This repo contains code associated with re-running certain steps of snpArcher (for example, if we decide to remove an additional sample) and running downstream analyses. In brief this means:
This repo contains the following snakemake modules from snpArcher:
- postprocess
- ccgp
- trackhubs
On top of this, some code has been added to the ccgp module. The distinction between ccgp and algatr at the moment is nebulous and warrants revisiting sometime later, probably they can be made the same module or possibly algatr modded down to be more simplified.
New modules here include:
- algatr
- local_pca
- postprocess_variant
- Install mamba and snakemake
- Clone this repo
- Run the following to test out a small subset of data (within the repo directory):
snakemake --dir test_data/ --use-conda -c 10 --profile profiles/silverbullet_reruns/
If you want to run on a different project, you must match the file naming and structure of the test_data
directory.

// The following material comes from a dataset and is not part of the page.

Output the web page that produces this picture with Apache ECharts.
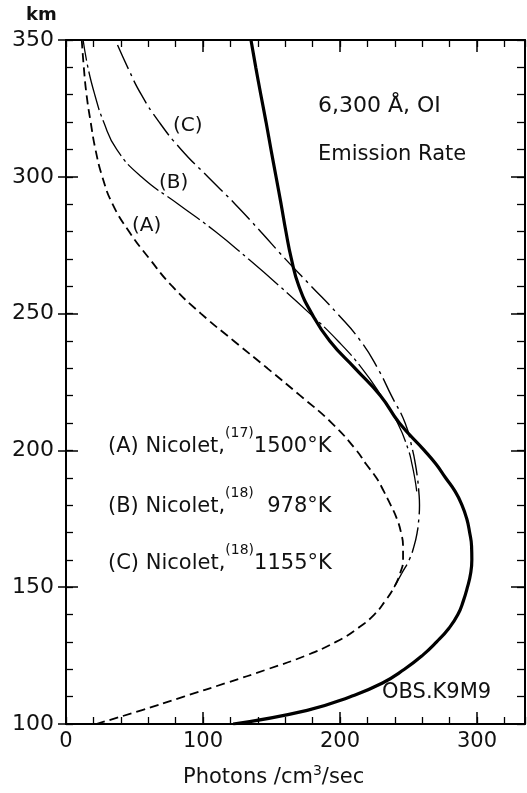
<!DOCTYPE html>
<html>
<head>
<meta charset="utf-8">
<script src="https://cdn.jsdelivr.net/npm/echarts@6/dist/echarts.min.js"></script>
<style>
html,body{margin:0;padding:0;background:#fff;}
#chart{width:527px;height:793px;}
</style>
</head>
<body>
<div id="chart"></div>
<script>
// Altitude (km) levels shared by all curves
const altitudes = [100,105,110,115,120,125,130,135,140,145,150,155,160,165,170,175,180,185,190,195,200,210,220,230,240,250,260,270,280,290,300,310,320,330,340,350];
// (A) Nicolet 1500°K  (dashed)
const curveA = [22,55,86,117,147,175,197,213,225,233,239.5,243.8,246,246,244.5,241.5,237,232,226.5,219,212,194,171,147,122.5,98.5,77.5,61,46,34,26.5,21.5,18,15,13,11.5];
// (B) Nicolet 978°K
const curveB = [null,null,null,null,null,null,null,null,null,null,null,null,null,null,null,null,null,256,254.5,252.5,250,242,230,216,198.5,178,156,133,109,82,55,37,27.5,21,16,12.5];
// (C) Nicolet 1155°K
const curveC = [null,null,null,null,null,null,null,null,null,null,239.5,245,250.5,254,256.3,257.5,258,257.5,256.5,255,253,247.5,237.5,227.5,215,198,179,160,142,123.5,103.5,84,68,55,45,36];
// OBS. K9M9 (thick solid)
const curveObs = [122,176,207.5,231,247,260,270.5,279.5,286,290,293,295.3,296.2,296,294.6,292.5,289,284,277,270,261.5,243.3,229.5,211,192.5,179.4,170,164.5,160.5,157,153.3,149.6,146,142.2,138.5,135];

const xTicks = [0,100,200,300];
const yTicks = [100,150,200,250,300,350];

const FONT = 'DejaVu Sans';
const X_MIN = 0, X_MAX = 335, Y_MIN = 100, Y_MAX = 350;

function pairs(vals){
  const out = [];
  vals.forEach((v,i)=>{ if(v!==null) out.push([v, altitudes[i]]); });
  return out;
}

const chart = echarts.init(document.getElementById('chart'), null, {renderer:'canvas'});

const lineC = {color:'#000', width:2};
function xAx(extra){ return Object.assign({type:'value', gridIndex:0, min:X_MIN, max:X_MAX, splitLine:{show:false}, axisLabel:{show:false}, axisLine:{show:false, onZero:false}}, extra); }
function yAx(extra){ return Object.assign({type:'value', gridIndex:0, min:Y_MIN, max:Y_MAX, splitLine:{show:false}, axisLabel:{show:false}, axisLine:{show:false, onZero:false}}, extra); }

const supRich = {
  n:{fontFamily:FONT, fontSize:21, verticalAlign:'bottom', lineHeight:25, color:'#111'},
  s:{fontFamily:FONT, fontSize:14, verticalAlign:'bottom', lineHeight:16, padding:[0,0,17,0], color:'#111'}
};

const option = {
  animation:false,
  backgroundColor:'#fff',
  grid:{left:66, right:2, top:40, bottom:69, containLabel:false},
  xAxis:[
    xAx({position:'bottom', interval:100, axisLine:{show:true, onZero:false, lineStyle:lineC},
      axisTick:{show:true, inside:true, length:12, lineStyle:{color:'#000', width:1.5}},
      axisLabel:{show:true, margin:7, fontFamily:FONT, fontSize:21, color:'#111', showMaxLabel:false,
        formatter:(v)=> xTicks.includes(v) ? String(v) : ''}}),
    xAx({position:'bottom', interval:20, axisTick:{show:true, inside:true, length:7, lineStyle:{color:'#000', width:1.3}}}),
    xAx({position:'top', interval:100, axisLine:{show:true, onZero:false, lineStyle:lineC},
      axisTick:{show:true, inside:true, length:12, lineStyle:{color:'#000', width:1.5}}}),
    xAx({position:'top', interval:20, axisTick:{show:true, inside:true, length:7, lineStyle:{color:'#000', width:1.3}}})
  ],
  yAxis:[
    yAx({position:'left', interval:50, axisLine:{show:true, onZero:false, lineStyle:lineC},
      axisTick:{show:true, inside:false, length:8, lineStyle:{color:'#000', width:1.5}},
      axisLabel:{show:true, margin:12, fontFamily:FONT, fontSize:22, color:'#111',
        formatter:(v)=> yTicks.includes(v) ? String(v) : ''}}),
    yAx({position:'left', interval:50, axisTick:{show:true, inside:true, length:12, lineStyle:{color:'#000', width:1.5}}}),
    yAx({position:'left', interval:10, axisTick:{show:true, inside:true, length:7, lineStyle:{color:'#000', width:1.3}}}),
    yAx({position:'right', interval:50, axisLine:{show:true, onZero:false, lineStyle:lineC},
      axisTick:{show:true, inside:true, length:14, lineStyle:{color:'#000', width:1.5}}}),
    yAx({position:'right', interval:10, axisTick:{show:true, inside:true, length:8, lineStyle:{color:'#000', width:1.3}}})
  ],
  series:[
    {name:'A', type:'line', xAxisIndex:0, yAxisIndex:0, data:pairs(curveA), showSymbol:false, smooth:0.5,
      lineStyle:{color:'#000', width:1.8, type:[9,5]}},
    {name:'B', type:'line', xAxisIndex:0, yAxisIndex:0, data:pairs(curveB), showSymbol:false, smooth:0.5,
      lineStyle:{color:'#000', width:1.3, type:[40,4,3,4]}},
    {name:'C', type:'line', xAxisIndex:0, yAxisIndex:0, data:pairs(curveC), showSymbol:false, smooth:0.5,
      lineStyle:{color:'#000', width:1.4, type:[26,5,3,5]}},
    {name:'OBS', type:'line', xAxisIndex:0, yAxisIndex:0, data:pairs(curveObs), showSymbol:false, smooth:0.5,
      lineStyle:{color:'#000', width:3.2}}
  ],
  graphic:[
    {type:'text', x:26, y:6, style:{text:'km', font:'bold 18px '+FONT, fill:'#111'}},
    {type:'text', x:183, y:765, style:{text:'{n|Photons /cm}{s|3}{n|/sec}', fill:'#111',
      rich:{n:{fontFamily:FONT, fontSize:21, verticalAlign:'bottom', lineHeight:23, color:'#111'},
            s:{fontFamily:FONT, fontSize:14, verticalAlign:'bottom', lineHeight:16, padding:[0,0,10,0], color:'#111'}}}},
    {type:'text', x:318, y:95, style:{text:'6,300 Å, OI', font:'22px '+FONT, fill:'#111'}},
    {type:'text', x:318, y:144, style:{text:'Emission Rate', font:'21px '+FONT, fill:'#111'}},
    {type:'text', x:173, y:116, style:{text:'(C)', font:'20px '+FONT, fill:'#111'}},
    {type:'text', x:159, y:173, style:{text:'(B)', font:'20px '+FONT, fill:'#111'}},
    {type:'text', x:132, y:216, style:{text:'(A)', font:'20px '+FONT, fill:'#111'}},
    {type:'text', x:108, y:432, style:{text:'{n|(A) Nicolet,}{s|(17)}{n|1500°K}', fill:'#111', rich:supRich}},
    {type:'text', x:108, y:492, style:{text:'{n|(B) Nicolet,}{s|(18)}{n|  978°K}', fill:'#111', rich:supRich}},
    {type:'text', x:108, y:549, style:{text:'{n|(C) Nicolet,}{s|(18)}{n|1155°K}', fill:'#111', rich:supRich}},
    {type:'text', x:382, y:682, style:{text:'OBS.K9M9', font:'21px '+FONT, fill:'#111'}}
  ]
};
chart.setOption(option);
</script>
</body>
</html>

This contains a handful of outputs from the snpArcher workflow:
- Raw vcf
- Callable sites bed file
- List of samples to remove
- The fai index
A config file is required named config.yaml
which defines the parameters for the run. This is similar to the snpArcher config, but has a few custom additions.
- clean SNPs has MAF filter set of < 0.01
- setting MAF filter to < 0.05 for the mil sub sampled SNP file. But this hasnt been re run yet
- All VCFs should be filtered for F_MISSING < 0.25 (must be 75% of individuals with data)